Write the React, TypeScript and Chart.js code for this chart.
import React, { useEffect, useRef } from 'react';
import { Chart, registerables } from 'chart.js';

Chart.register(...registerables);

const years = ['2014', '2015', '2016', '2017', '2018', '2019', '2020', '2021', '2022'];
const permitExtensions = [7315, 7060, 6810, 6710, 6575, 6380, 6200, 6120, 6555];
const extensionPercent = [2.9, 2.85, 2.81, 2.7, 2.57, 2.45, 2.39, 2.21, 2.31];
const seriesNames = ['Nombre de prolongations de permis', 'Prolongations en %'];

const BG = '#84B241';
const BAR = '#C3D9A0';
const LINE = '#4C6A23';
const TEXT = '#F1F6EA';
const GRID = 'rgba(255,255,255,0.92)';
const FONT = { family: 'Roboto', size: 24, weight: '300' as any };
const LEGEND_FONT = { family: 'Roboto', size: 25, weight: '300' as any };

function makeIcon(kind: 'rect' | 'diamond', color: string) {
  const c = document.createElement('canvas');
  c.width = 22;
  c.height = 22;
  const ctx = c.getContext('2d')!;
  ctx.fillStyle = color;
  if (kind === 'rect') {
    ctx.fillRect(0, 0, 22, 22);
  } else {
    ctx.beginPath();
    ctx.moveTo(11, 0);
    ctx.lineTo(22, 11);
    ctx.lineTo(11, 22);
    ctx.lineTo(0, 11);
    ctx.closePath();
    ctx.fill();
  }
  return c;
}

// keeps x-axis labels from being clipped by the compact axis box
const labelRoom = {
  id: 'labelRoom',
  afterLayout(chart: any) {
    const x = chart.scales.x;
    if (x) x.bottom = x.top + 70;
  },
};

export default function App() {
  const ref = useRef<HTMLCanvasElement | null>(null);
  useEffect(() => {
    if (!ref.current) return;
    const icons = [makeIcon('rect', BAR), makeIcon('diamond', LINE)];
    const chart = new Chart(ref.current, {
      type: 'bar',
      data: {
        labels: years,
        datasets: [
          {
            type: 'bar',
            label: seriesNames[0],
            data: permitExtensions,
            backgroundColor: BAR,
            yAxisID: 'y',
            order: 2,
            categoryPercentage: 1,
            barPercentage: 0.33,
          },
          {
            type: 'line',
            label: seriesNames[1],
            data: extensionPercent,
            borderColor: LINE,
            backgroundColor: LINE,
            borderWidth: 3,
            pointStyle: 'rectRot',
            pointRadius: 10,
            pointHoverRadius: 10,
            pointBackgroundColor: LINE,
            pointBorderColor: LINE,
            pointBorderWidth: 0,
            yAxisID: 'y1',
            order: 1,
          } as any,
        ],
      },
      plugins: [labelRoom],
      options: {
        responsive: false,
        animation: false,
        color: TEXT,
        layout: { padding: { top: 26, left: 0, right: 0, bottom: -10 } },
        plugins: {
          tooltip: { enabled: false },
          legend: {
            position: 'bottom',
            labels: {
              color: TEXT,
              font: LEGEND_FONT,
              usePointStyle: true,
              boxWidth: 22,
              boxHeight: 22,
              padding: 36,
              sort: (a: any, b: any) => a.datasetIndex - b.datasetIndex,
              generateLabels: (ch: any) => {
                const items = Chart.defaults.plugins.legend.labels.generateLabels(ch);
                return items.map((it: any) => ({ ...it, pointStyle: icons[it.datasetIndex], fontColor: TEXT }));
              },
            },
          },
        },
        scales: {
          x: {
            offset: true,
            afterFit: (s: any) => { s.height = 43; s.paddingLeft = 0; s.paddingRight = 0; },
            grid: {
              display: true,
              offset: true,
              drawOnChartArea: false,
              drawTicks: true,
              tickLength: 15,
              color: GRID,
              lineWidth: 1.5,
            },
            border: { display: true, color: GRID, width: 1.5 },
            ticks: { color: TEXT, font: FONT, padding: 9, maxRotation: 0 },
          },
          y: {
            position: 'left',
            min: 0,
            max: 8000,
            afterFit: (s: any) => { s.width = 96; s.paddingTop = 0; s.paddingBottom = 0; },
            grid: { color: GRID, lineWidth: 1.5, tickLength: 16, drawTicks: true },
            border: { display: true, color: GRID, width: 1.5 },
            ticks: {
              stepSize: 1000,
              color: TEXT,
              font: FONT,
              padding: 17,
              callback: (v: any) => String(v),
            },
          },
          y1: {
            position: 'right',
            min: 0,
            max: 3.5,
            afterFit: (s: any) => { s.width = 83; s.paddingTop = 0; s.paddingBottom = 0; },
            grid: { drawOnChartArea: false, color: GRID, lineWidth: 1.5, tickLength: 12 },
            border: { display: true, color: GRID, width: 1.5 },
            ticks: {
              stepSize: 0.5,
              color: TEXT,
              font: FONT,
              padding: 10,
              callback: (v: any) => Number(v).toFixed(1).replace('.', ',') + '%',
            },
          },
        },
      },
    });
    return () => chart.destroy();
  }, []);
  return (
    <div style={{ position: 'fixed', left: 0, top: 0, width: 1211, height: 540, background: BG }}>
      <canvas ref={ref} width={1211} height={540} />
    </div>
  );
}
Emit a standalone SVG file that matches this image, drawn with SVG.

## [Work to be completed]
Transcribe all of the entries without altering anything.

## [Solution to this problem]
Write the React, TypeScript and Chart.js code for this chart.
import React, { useEffect, useRef } from 'react';
import { Chart, registerables } from 'chart.js';

Chart.register(...registerables);

const years = ['2014', '2015', '2016', '2017', '2018', '2019', '2020', '2021', '2022'];
const permitExtensions = [7315, 7060, 6810, 6710, 6575, 6380, 6200, 6120, 6555];
const extensionPercent = [2.9, 2.85, 2.81, 2.7, 2.57, 2.45, 2.39, 2.21, 2.31];
const seriesNames = ['Nombre de prolongations de permis', 'Prolongations en %'];

const BG = '#84B241';
const BAR = '#C3D9A0';
const LINE = '#4C6A23';
const TEXT = '#F1F6EA';
const GRID = 'rgba(255,255,255,0.92)';
const FONT = { family: 'Roboto', size: 24, weight: '300' as any };
const LEGEND_FONT = { family: 'Roboto', size: 25, weight: '300' as any };

function makeIcon(kind: 'rect' | 'diamond', color: string) {
  const c = document.createElement('canvas');
  c.width = 22;
  c.height = 22;
  const ctx = c.getContext('2d')!;
  ctx.fillStyle = color;
  if (kind === 'rect') {
    ctx.fillRect(0, 0, 22, 22);
  } else {
    ctx.beginPath();
    ctx.moveTo(11, 0);
    ctx.lineTo(22, 11);
    ctx.lineTo(11, 22);
    ctx.lineTo(0, 11);
    ctx.closePath();
    ctx.fill();
  }
  return c;
}

// keeps x-axis labels from being clipped by the compact axis box
const labelRoom = {
  id: 'labelRoom',
  afterLayout(chart: any) {
    const x = chart.scales.x;
    if (x) x.bottom = x.top + 70;
  },
};

export default function App() {
  const ref = useRef<HTMLCanvasElement | null>(null);
  useEffect(() => {
    if (!ref.current) return;
    const icons = [makeIcon('rect', BAR), makeIcon('diamond', LINE)];
    const chart = new Chart(ref.current, {
      type: 'bar',
      data: {
        labels: years,
        datasets: [
          {
            type: 'bar',
            label: seriesNames[0],
            data: permitExtensions,
            backgroundColor: BAR,
            yAxisID: 'y',
            order: 2,
            categoryPercentage: 1,
            barPercentage: 0.33,
          },
          {
            type: 'line',
            label: seriesNames[1],
            data: extensionPercent,
            borderColor: LINE,
            backgroundColor: LINE,
            borderWidth: 3,
            pointStyle: 'rectRot',
            pointRadius: 10,
            pointHoverRadius: 10,
            pointBackgroundColor: LINE,
            pointBorderColor: LINE,
            pointBorderWidth: 0,
            yAxisID: 'y1',
            order: 1,
          } as any,
        ],
      },
      plugins: [labelRoom],
      options: {
        responsive: false,
        animation: false,
        color: TEXT,
        layout: { padding: { top: 26, left: 0, right: 0, bottom: -10 } },
        plugins: {
          tooltip: { enabled: false },
          legend: {
            position: 'bottom',
            labels: {
              color: TEXT,
              font: LEGEND_FONT,
              usePointStyle: true,
              boxWidth: 22,
              boxHeight: 22,
              padding: 36,
              sort: (a: any, b: any) => a.datasetIndex - b.datasetIndex,
              generateLabels: (ch: any) => {
                const items = Chart.defaults.plugins.legend.labels.generateLabels(ch);
                return items.map((it: any) => ({ ...it, pointStyle: icons[it.datasetIndex], fontColor: TEXT }));
              },
            },
          },
        },
        scales: {
          x: {
            offset: true,
            afterFit: (s: any) => { s.height = 43; s.paddingLeft = 0; s.paddingRight = 0; },
            grid: {
              display: true,
              offset: true,
              drawOnChartArea: false,
              drawTicks: true,
              tickLength: 15,
              color: GRID,
              lineWidth: 1.5,
            },
            border: { display: true, color: GRID, width: 1.5 },
            ticks: { color: TEXT, font: FONT, padding: 9, maxRotation: 0 },
          },
          y: {
            position: 'left',
            min: 0,
            max: 8000,
            afterFit: (s: any) => { s.width = 96; s.paddingTop = 0; s.paddingBottom = 0; },
            grid: { color: GRID, lineWidth: 1.5, tickLength: 16, drawTicks: true },
            border: { display: true, color: GRID, width: 1.5 },
            ticks: {
              stepSize: 1000,
              color: TEXT,
              font: FONT,
              padding: 17,
              callback: (v: any) => String(v),
            },
          },
          y1: {
            position: 'right',
            min: 0,
            max: 3.5,
            afterFit: (s: any) => { s.width = 83; s.paddingTop = 0; s.paddingBottom = 0; },
            grid: { drawOnChartArea: false, color: GRID, lineWidth: 1.5, tickLength: 12 },
            border: { display: true, color: GRID, width: 1.5 },
            ticks: {
              stepSize: 0.5,
              color: TEXT,
              font: FONT,
              padding: 10,
              callback: (v: any) => Number(v).toFixed(1).replace('.', ',') + '%',
            },
          },
        },
      },
    });
    return () => chart.destroy();
  }, []);
  return (
    <div style={{ position: 'fixed', left: 0, top: 0, width: 1211, height: 540, background: BG }}>
      <canvas ref={ref} width={1211} height={540} />
    </div>
  );
}
Emit a standalone SVG file that matches this image, drawn with SVG.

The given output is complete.